Some will say that this three-way rivalry is causing tension, risking another world war. I doubt it. In this new era, friction and competing interests will be seen as natural. The National Security Strategy continues: “Competition does not always mean hostility, nor does it inevitably lead to conflict.” But conflict can be stopped short of war, thanks to the balance of opposing forces and the power of economic and military deterrence.

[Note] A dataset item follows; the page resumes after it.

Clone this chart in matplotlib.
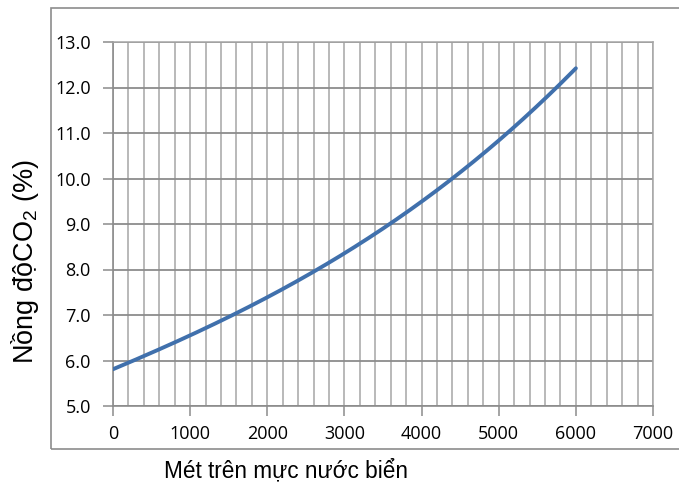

This is the world of Otto von Bismarck, who said in 1862: “The great questions of the time are not decided by speeches and majority decisions . . . but by iron and blood.” As in Bismarck’s day, Mr. Trump’s goal will be stability, not perfection; competition, not consensus. Indeed, “an America that successfully competes is the best way to prevent conflict.” It isn’t an era that will make idealists or humanitarians happy. But for all its imperfections, after a century in which ideologues and fanatics have killed and maimed tens of millions trying to make the world a perfect place, are we likely to do worse?